We’ve seen the glory of the old covenant surpassed by the glory of the new (7). We’ve seen the ministry of condemnation swallowed up the ministry of righteousness (9). We’ve seen Paul’s apostleship vindicated yet again because it was Paul whom God used to open the eyes of these Corinthians’ hearts to behold His glory displayed in this new covenant life, to receive the standard of God written not on tablets of stone but on [each one of their] hearts (3) in fulfillment of his promises through Jeremiah (31:31-4) and Ezekiel (36:25-7), to receive by faith the regenerating work of the Spirit of the living God (3) and life and [boldness] of hope (12) and freedom (17) from all that keeps us from fully satisfied faith, and sanctified enjoyment of God, and enriching fellowship with one another in Christ!

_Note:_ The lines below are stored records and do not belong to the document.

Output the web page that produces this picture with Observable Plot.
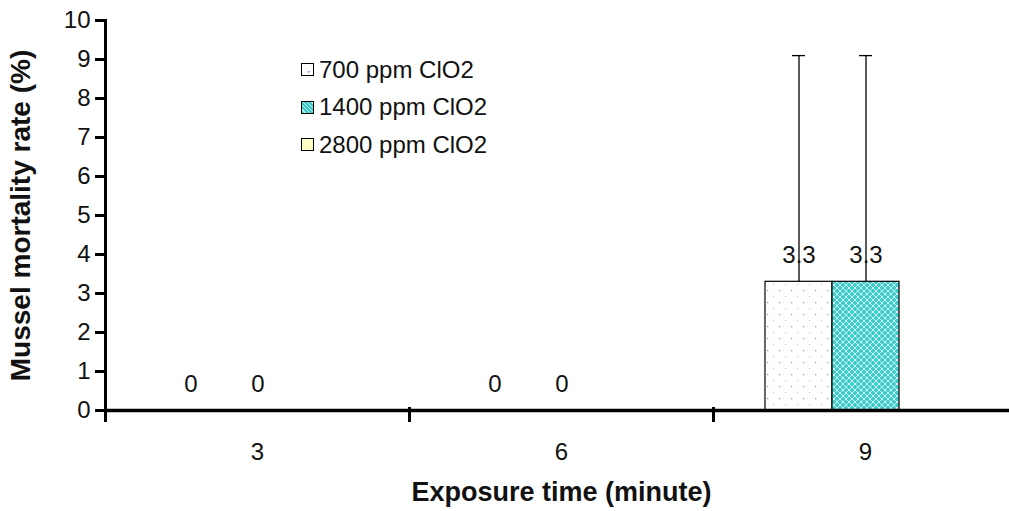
<!DOCTYPE html>
<html><head><meta charset="utf-8">
<script src="https://cdn.jsdelivr.net/npm/d3@7"></script>
<script src="https://cdn.jsdelivr.net/npm/@observablehq/plot@0.6"></script>
<style>
body{margin:0;background:#fff;}
#wrap{position:relative;width:1009px;height:511px;overflow:hidden;font-family:Arial,"Liberation Sans",sans-serif;}
#legend{position:absolute;left:301px;top:51px;font-size:24px;color:#111;}
#legend .row{display:flex;align-items:center;height:37.5px;}
#legend .sw{width:11px;height:11px;border:1px solid #000;margin-right:5px;}
#chart svg text{font-size:24px;}
#chart g[aria-label="y-axis label"] text{font-weight:bold;font-size:28px;}
#chart g[aria-label="fx-axis label"] text{font-weight:bold;font-size:27px;}
</style></head>
<body><div id="wrap"><div id="chart"></div><div id="legend"></div></div>
<script>
const times = ["3", "6", "9"];
const series = ["700 ppm ClO2", "1400 ppm ClO2", "2800 ppm ClO2"];
const mean700 = [0, 0, 3.3];
const mean1400 = [0, 0, 3.3];
const mean2800 = [null, null, null];
const err700 = [0, 0, 5.8];
const err1400 = [0, 0, 5.8];
const err2800 = [null, null, null];
const yTicks = [0,1,2,3,4,5,6,7,8,9,10];
const fills = ["url(#p700)", "url(#p1400)", "url(#p2800)"];

const means = [mean700, mean1400, mean2800];
const errs = [err700, err1400, err2800];
const data = [];
series.forEach((s, si) => times.forEach((t, ti) => {
  if (means[si][ti] != null) data.push({time: t, series: s, value: means[si][ti], err: errs[si][ti]});
}));
const withBar = data.filter(d => d.value > 0);

const plot = Plot.plot({
  width: 1009, height: 511,
  marginLeft: 104, marginRight: -8, marginTop: 20, marginBottom: 101,
  style: {fontFamily: "Arial, 'Liberation Sans', sans-serif", fontSize: "24px", color: "#111"},
  fx: {domain: times, padding: 0, axis: "bottom", tickSize: 0, tickPadding: 32,
       label: "Exposure time (minute)", labelAnchor: "center", labelOffset: 90, labelArrow: "none"},
  x: {domain: series, axis: null, paddingInner: 0, paddingOuter: 0.74},
  y: {domain: [0, 10], ticks: yTicks, tickSize: 10, tickPadding: 5, line: true,
      label: "Mussel mortality rate (%)", labelAnchor: "center", labelOffset: 95, labelArrow: "none"},
  color: {domain: series, range: fills},
  marks: [
    Plot.barY(withBar, {fx: "time", x: "series", y: "value", fill: "series", stroke: "#000", strokeWidth: 1.2}),
    Plot.ruleX(withBar, {fx: "time", x: "series", y1: "value", y2: d => d.value + d.err, stroke: "#000", strokeWidth: 1.3}),
    Plot.tickY(withBar, {fx: "time", x: "series", y: d => d.value + d.err, stroke: "#000", strokeWidth: 1.3, insetLeft: 27, insetRight: 27}),
    Plot.text(data, {fx: "time", x: "series", y: "value", text: d => String(d.value), dy: -26, fontSize: 24, fill: "#111"}),
    Plot.ruleY([0], {stroke: "#000", strokeWidth: 3.5}),
    Plot.frame({anchor: "left", insetTop: 388, insetBottom: -10, stroke: "#000", strokeWidth: 3})
  ]
});
document.getElementById("chart").appendChild(plot);

const svgEl = plot.tagName.toLowerCase() === "svg" ? plot : plot.querySelector("svg");
const svg = d3.select(svgEl);
svgEl.querySelectorAll("[aria-label='y-axis tick'], [aria-label='y-axis tick'] *, [aria-label='frame'], [aria-label='frame'] *")
  .forEach(el => { el.style.strokeWidth = "3px"; el.style.stroke = "#000"; });

const defs = svg.insert("defs", ":first-child");
const p1 = defs.append("pattern").attr("id", "p700").attr("patternUnits", "userSpaceOnUse").attr("width", 12).attr("height", 12);
p1.append("rect").attr("width", 12).attr("height", 12).attr("fill", "#fff");
p1.append("rect").attr("x", 2).attr("y", 2).attr("width", 1.2).attr("height", 1.2).attr("fill", "#8a8aff");
p1.append("rect").attr("x", 8).attr("y", 8).attr("width", 1.2).attr("height", 1.2).attr("fill", "#c8c8ff");
const p2 = defs.append("pattern").attr("id", "p1400").attr("patternUnits", "userSpaceOnUse").attr("width", 6).attr("height", 6);
p2.append("rect").attr("width", 6).attr("height", 6).attr("fill", "#3ccccc");
p2.append("path").attr("d", "M0 0L6 6M6 0L0 6").attr("stroke", "#cdf3f3").attr("stroke-width", 1);
const p3 = defs.append("pattern").attr("id", "p2800").attr("patternUnits", "userSpaceOnUse").attr("width", 6).attr("height", 6);
p3.append("rect").attr("width", 6).attr("height", 6).attr("fill", "#ffffc4");

const swatchStyles = ["background:#fff radial-gradient(circle at 60% 70%, #8a8aff 0.8px, transparent 1.2px)",
  "background:repeating-linear-gradient(45deg,#3ccccc 0 2px,#c2eeee 2px 3px)",
  "background:#ffffc4"];
const legend = d3.select("#legend");
series.forEach((s, i) => {
  const row = legend.append("div").attr("class", "row");
  row.append("div").attr("class", "sw").attr("style", swatchStyles[i]);
  row.append("span").text(s);
});
</script></body></html>
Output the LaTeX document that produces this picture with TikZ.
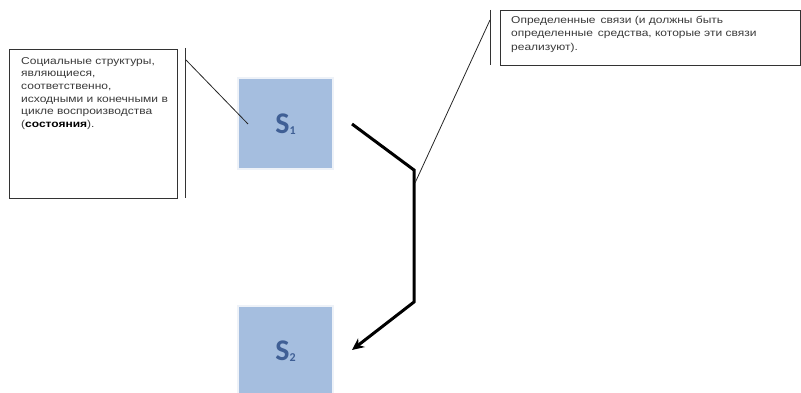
\documentclass[tikz,border=0pt]{standalone}
\usepackage{fontspec}
\setmainfont{Liberation Sans}[FakeStretch=1.2]
\newfontfamily\carl{Carlito}[UprightFont=*-Bold]
\usetikzlibrary{arrows.meta}
\definecolor{sfill}{HTML}{A5BEDF}
\definecolor{sborder}{HTML}{EEF2F8}
\definecolor{stext}{HTML}{3F5F95}
\definecolor{ctext}{HTML}{3A3A3A}
\tikzset{
  note/.style={draw=black!80, line width=1pt, fill=white, inner sep=0pt},
  notetext/.style={anchor=north west, align=left, text=ctext, font=\fontsize{10}{12.7}\selectfont, inner sep=0pt},
  sbox/.style={draw=sborder, line width=2pt, fill=sfill, minimum width=95pt, minimum height=91pt, inner sep=0pt, text=stext, font=\carl\fontsize{30}{30}\selectfont},
  bracket/.style={draw=black!80, line width=1pt},
  leader/.style={draw=black!85, line width=0.8pt},
  flow/.style={draw=black, line width=3pt, -{Stealth[length=12pt,width=11pt]}}
}
\begin{document}
\begin{tikzpicture}[x=1pt,y=-1pt]
\useasboundingbox (0,0) rectangle (801,393);
% left note
\node[note, minimum width=168pt, minimum height=149pt, anchor=north west] (lnote) at (9,49) {};
\node[notetext] (ltext) at (21,57) {Социальные структуры,\\являющиеся,\\соответственно,\\исходными и конечными в\\цикле воспроизводства\\(\textbf{\color{black}состояния}).};
\coordinate (lbt) at (185,48);
\coordinate (lbb) at (185,198);
\draw[bracket] (lbt) -- (lbb);
% right note
\node[note, minimum width=300pt, minimum height=55pt, anchor=north west] (rnote) at (500,10) {};
\node[notetext, font=\fontsize{10}{13.5}\selectfont] (rtext) at (511,15.5) {Определенные\, связи (и должны быть\\определенные\, средства, которые эти связи\\реализуют).};
\coordinate (rbt) at (490,10);
\coordinate (rbb) at (490,65);
\draw[bracket] (rbt) -- (rbb);
% S boxes
\node[sbox] (s1) at (285.5,124) {S\raisebox{-1pt}{\fontsize{12}{12}\selectfont 1}};
\node[sbox, anchor=north] (s2) at (285.5,305) {S\raisebox{-1pt}{\fontsize{12}{12}\selectfont 2}};
% flow arrow
\coordinate (a0) at (352,124);
\coordinate (a1) at (414,170);
\coordinate (a2) at (414,302);
\coordinate (a3) at (352,350);
\draw[flow, line join=miter] (a0) -- (a1) -- (a2) -- (a3);
% leaders
\coordinate (l1s) at (186,60);
\coordinate (l1e) at (248,124);
\draw[leader] (l1s) -- (l1e);
\coordinate (l2s) at (490,20);
\coordinate (l2e) at (415,183);
\draw[leader] (l2s) -- (l2e);
\end{tikzpicture}
\end{document}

But by the time we arrive to v.18 we’ve almost forgotten about Paul, the man, the apostle, which is likely just what he intended. Our attention is fully drawn to the refracted the light of the amazing new covenant gospel he preaches, to the kaleidoscope of component colors it’s throwing out from the very page of Scripture. Then we read v. 18 And we all, each and every new covenant believer, with unveiled face, let that sink in for a moment, just a passing phrase, but telling us that each and every new covenant believer engages with God in in a manner analogous to Moses in the tent of meeting (Exo.34:34), unveiled, face-to-face, beholding the glory of the Lord without judgment, without death.... 18 And we all, with unveiled face, beholding the glory of the Lord, are being transformed into the same image—not only are we able to [behold] the glory of the Lord and live, but we are being [changed] into [that] same image, [changed], not just to reflecting His glory as the word beholding might suggest (beholding as in a mirror [NAS]) but [changed], transformed into the same image, into the [glory of God] progressively, from one degree of glory to another. God works in us continuously to bring about His likeness in us, to restore His image in us, to share His glory with us. This is God’s work. For this comes from the Lord who is the Spirit.

There is a taste of v.18!

However, one practical question remains. Where do we [behold] the glory of the Lord with unveiled face? We may understand our correlation with Moses in the tent of meeting, but we don’t have a tent of meeting where we see God face-to-face. We may understand the ministry of the Spirit Who now baptizes and indwells and fills and seals us in Christ, making us, the church, collectively and individually, the temple in which God dwells by His Spirit (Eph.2:22). But where do we [behold] the glory of the Lord with unveiled face? Surely we [behold] Him on the pages of Scripture, enabled in our perception by the ministry of the Spirit. Surely we also [behold] Him in the things that He has made. Psa.8:1 ...You have set your glory above the heavens. ... 3 When I look at your heavens, the work of your fingers, the moon and stars which you have put in place, I am in awe! But surely we also [behold] Him in the very lives of our brothers and sisters in Christ. Surely we see His reflection in those around us who are also beholding as in a mirror the glory of the Lord (NAS). Do you see the change of countenance in those who receive Christ as Savior? Surely you see Him in the love He enables in our hearts, like Paul was sharing about his love for these Corinthians. 1Jo.4:12 No one has ever seen God; but if we love one another, God abides in us and his love is perfected in us, made complete in us (NIV). His love is [displayed] in us, [made visible] in us. [When] we love one another in Christ, the invisible God is made visible to the watching world! Joh.13:35 By this all people will know that you are my disciples, if you have love for one another. So, we [behold] the glory of the Lord through the eyes of our hearts in our corporate worship and fellowship. And we could keep going.

But this morning we want to finish by beholding the glory of the Lord at the Table of the Lord, seeking Him to show His glory among us, and keep transforming us into [this] same image as we remember the price He paid to do so.